Acadia Pharmaceuticals’ hopes of chasing Vertex into phase 3 have taken a big hit. Weeks after Vertex’s non-opioid painkiller chalked up a midphase win, Acadia’s rival candidate has failed in a similar setting, leaving its future in acute pain in doubt.
The Acadia trial randomized 239 patients undergoing bunion removal on one foot to receive placebo or one of two regimens of ACP-044, an oral small molecule the company believes modulates redox pathways involved in pain signaling. Participants received the first dose prior to surgery and continued with the treatment for four days in total.
Compared to placebo, neither ACP-044 regimen had a statistically significant effect on cumulative pain intensity scores over 24 hours, causing the study to miss its primary endpoint. The failure left Acacia with a trend favoring the four times daily ACP-044 regimen as the strongest evidence that the drug works.
In the cohort of patients who received ACP-044 every six hours, a 10.5-point improvement in the primary endpoint was seen over placebo but the difference fell short of statistical significance. The p-value was 0.1683. Acadia also reported numerical, but not statistical, improvements in pain scores at 48 hours and 72 hours. The company is yet to share data on the cohort of patients who took ACP-044 once a day.

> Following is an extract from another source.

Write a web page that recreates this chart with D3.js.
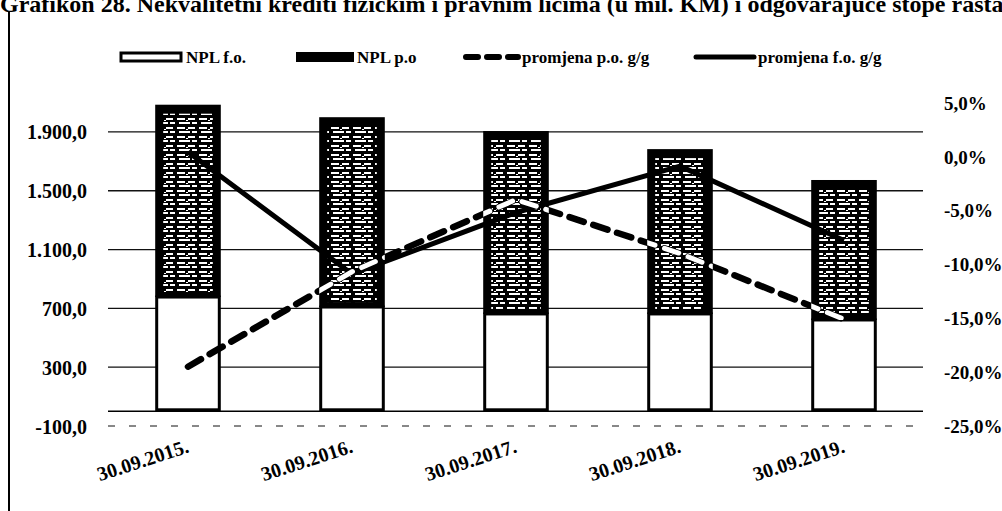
<!DOCTYPE html>
<html>
<head>
<meta charset="utf-8">
<script src="https://cdn.jsdelivr.net/npm/d3@7/dist/d3.min.js"></script>
<style>
  html, body { margin: 0; padding: 0; background: #fff; }
  svg { display: block; }
  text { font-family: "Liberation Serif", "Times New Roman", serif; font-weight: bold; fill: #000; }
</style>
</head>
<body>
<svg id="chart" width="1002" height="511"></svg>
<script>
// ---- data ----
const title = "Grafikon 28. Nekvalitetni krediti fizičkim i pravnim licima (u mil. KM) i odgovarajuće stope rasta";
const categories = ["30.09.2015.", "30.09.2016.", "30.09.2017.", "30.09.2018.", "30.09.2019."];
const nplFO = [777, 709, 662, 662, 621];        // NPL f.o. (mil. KM)
const nplPO = [1308, 1291, 1244, 1121, 952];    // NPL p.o (mil. KM)
const changePO = [-19.5, -10.7, -4.0, -9.0, -15.1]; // promjena p.o. g/g (%)
const changeFO = [0.4, -10.9, -5.2, -0.9, -7.8];    // promjena f.o. g/g (%)
const leftTicks = [-100, 300, 700, 1100, 1500, 1900];
const rightTicks = [5, 0, -5, -10, -15, -20, -25];
const legendLabels = ["NPL f.o.", "NPL p.o", "promjena p.o. g/g", "promjena f.o. g/g"];

// ---- layout ----
const svg = d3.select("#chart");
const plot = { left: 106, right: 926, top: 102.5, bottom: 426 };

const loc = d3.formatLocale({ decimal: ",", thousands: ".", grouping: [3], currency: ["", ""], minus: "-" });
const fmtLeft = loc.format(",.1f");
const fmtRight = v => loc.format(".1f")(v) + "%";

const x = d3.scaleBand().domain(categories).range([plot.left, plot.right])
  .paddingInner(0.6).paddingOuter(0.3);
const y = d3.scaleLinear().domain([-100, 2100]).range([plot.bottom, plot.top]);
const y2 = d3.scaleLinear().domain([-25, 5]).range([plot.bottom, plot.top]);

// pattern for NPL p.o
const defs = svg.append("defs");
const pat = defs.append("pattern").attr("id", "poPat").attr("patternUnits", "userSpaceOnUse")
  .attr("width", 22).attr("height", 9);
pat.append("rect").attr("width", 22).attr("height", 9).attr("fill", "#000");
[[1,1,8,2],[12,1,7,2],[3,5,11,2],[16,5,5,2],[10,3,2,1]].forEach(r =>
  pat.append("rect").attr("x", r[0]).attr("y", r[1]).attr("width", r[2]).attr("height", r[3]).attr("fill", "#fff"));

// title (cut at top as in the scan)
svg.append("text").attr("x", 0).attr("y", 12).style("font-size", "24px").text(title);

// left frame line
svg.append("line").attr("x1", 9).attr("x2", 9).attr("y1", 12).attr("y2", 511)
  .attr("stroke", "#000").attr("stroke-width", 2);

// gridlines
const grid = svg.append("g");
leftTicks.forEach(t => {
  grid.append("line").attr("x1", plot.left + 2).attr("x2", plot.right - 3)
    .attr("y1", y(t)).attr("y2", y(t))
    .attr("stroke", "#111").attr("stroke-width", t === -100 ? 1 : 1.3)
    .attr("stroke-dasharray", t === -100 ? "7,14" : null);
});
// category axis line at 0
grid.append("line").attr("x1", plot.left + 2).attr("x2", plot.right - 3)
  .attr("y1", y(0)).attr("y2", y(0)).attr("stroke", "#000").attr("stroke-width", 1.6);

// left axis labels
const yAxis = d3.axisLeft(y).tickValues(leftTicks).tickFormat(fmtLeft).tickSize(0).tickPadding(0);
const gy = svg.append("g").attr("transform", "translate(87,0)").call(yAxis);
gy.select(".domain").remove();
gy.selectAll("text").style("font-size", "20px").attr("dy", "0.35em");

// right axis labels
const yAxis2 = d3.axisRight(y2).tickValues(rightTicks).tickFormat(fmtRight).tickSize(0).tickPadding(0);
const gy2 = svg.append("g").attr("transform", "translate(944,0)").call(yAxis2);
gy2.select(".domain").remove();
gy2.selectAll("text").style("font-size", "19px").attr("dy", "0.35em");

// bars
const bars = svg.append("g");
const clip = defs.append("clipPath").attr("id", "poClip");
categories.forEach((c, i) => {
  const x0 = x(c), w = x.bandwidth();
  const yFo = y(nplFO[i]), yTop = y(nplFO[i] + nplPO[i]), y0 = y(0);
  // f.o. segment: white with black outline
  bars.append("rect").attr("x", x0 + 1.5).attr("y", yFo).attr("width", w - 3).attr("height", y0 - yFo - 1.5)
    .attr("fill", "#fff").attr("stroke", "#000").attr("stroke-width", 3);
  // p.o. segment: dark textured
  bars.append("rect").attr("x", x0).attr("y", yTop).attr("width", w).attr("height", yFo - yTop)
    .attr("fill", "#000");
  bars.append("rect").attr("x", x0 + 8).attr("y", yTop + 9).attr("width", w - 16).attr("height", yFo - yTop - 14)
    .attr("fill", "url(#poPat)");
  clip.append("rect").attr("x", x0).attr("y", yTop).attr("width", w).attr("height", yFo - yTop);
});

// x labels
const xl = svg.append("g");
categories.forEach(c => {
  const cx = x(c) + x.bandwidth() / 2;
  xl.append("text").attr("text-anchor", "end")
    .attr("transform", `translate(${cx + 2},${452}) rotate(-18)`)
    .style("font-size", "20px").text(c);
});

// lines
const line = d3.line().x((d, i) => x(categories[i]) + x.bandwidth() / 2).y(d => y2(d));
svg.append("path").datum(changeFO).attr("d", line).attr("fill", "none")
  .attr("stroke", "#000").attr("stroke-width", 5).attr("stroke-linejoin", "round");
svg.append("path").datum(changePO).attr("d", line).attr("fill", "none")
  .attr("stroke", "#000").attr("stroke-width", 6.5).attr("stroke-dasharray", "15,10").attr("stroke-linecap", "round");
// dashes appear white where they cross dark p.o. segments
svg.append("path").datum(changePO).attr("d", line).attr("fill", "none").attr("clip-path", "url(#poClip)")
  .attr("stroke", "#fff").attr("stroke-width", 5).attr("stroke-dasharray", "15,10").attr("stroke-linecap", "round");

// legend
const lg = svg.append("g");
const ly = 57;
lg.append("rect").attr("x", 121).attr("y", ly - 4).attr("width", 60).attr("height", 8)
  .attr("fill", "#fff").attr("stroke", "#000").attr("stroke-width", 3);
lg.append("text").attr("x", 186).attr("y", ly).attr("dy", "0.35em").style("font-size", "17px").text(legendLabels[0]);
lg.append("rect").attr("x", 296).attr("y", ly - 5).attr("width", 58).attr("height", 10).attr("fill", "#000");
lg.append("text").attr("x", 357).attr("y", ly).attr("dy", "0.35em").style("font-size", "17px").text(legendLabels[1]);
lg.append("line").attr("x1", 466).attr("x2", 518).attr("y1", ly).attr("y2", ly)
  .attr("stroke", "#000").attr("stroke-width", 6).attr("stroke-dasharray", "12,9").attr("stroke-linecap", "round");
lg.append("text").attr("x", 522).attr("y", ly).attr("dy", "0.35em").style("font-size", "17px").text(legendLabels[2]);
lg.append("line").attr("x1", 696).attr("x2", 754).attr("y1", ly).attr("y2", ly)
  .attr("stroke", "#000").attr("stroke-width", 5).attr("stroke-linecap", "round");
lg.append("text").attr("x", 758).attr("y", ly).attr("dy", "0.35em").style("font-size", "17px").text(legendLabels[3]);
</script>
</body>
</html>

Acadia is still deciding on the next steps. In a statement, Acadia CEO Steve Davis said the company is still analyzing “the totality of the data to best determine whether further development in acute pain is appropriate.” Investors responded by sending Acadia’s stock down 5% to $21 in after-hours trading. The muted response potentially reflects the fact that Acadia’s prospects rest more on its ability to expand the use of Nuplazid, both in Parkinson’s and new indications, and to get its Rett syndrome asset to market.
The setback comes weeks after Vertex, no stranger to failure in pain R&D, reported that its latest Nav1.8 inhibitor reduced the pain of patients undergoing bunion removal in the 48 hours after the procedure. With a phase 2 trial in tummy-tuck patients hitting at the same time, Vertex is planning to move into a pivotal trial in the second half of the year.
Acadia’s best chance of following Vertex into phase 3 may now lie in chronic pain. A phase 2 trial in pain associated with osteoarthritis of the knee got underway last year, putting Acadia on track to complete the study in the first half of 2023.
How ACP-044 performs in that trial will go some way to determining how much it pays for the molecule. Acadia picked up the drug candidate for $52.5 million, primarily in stock, in its 2020 takeover of CerSci Therapeutics. The deal is back loaded, with CerSci shareholders in line to receive up to $887 million in development, commercialization and sales milestones if the acquired assets are successful.
Mizuho analyst Vamil Divan said the news of ACP-044’s trial failure was expected to heighten anticipation for the upcoming FDA advisory committee meeting to discuss Nuplazid in Alzheimer’s disease psychosis (ADP), as investors look for additional growth drivers for Acadia.
“We remain cautious on Nuplazid getting approved in ADP without a new clinical trial, and that drives our Neutral rating on [Acadia] shares,” Divan said in a note.
Editor's note: The article was amended at 11:55am on April 19, 2022 to include analyst commentary.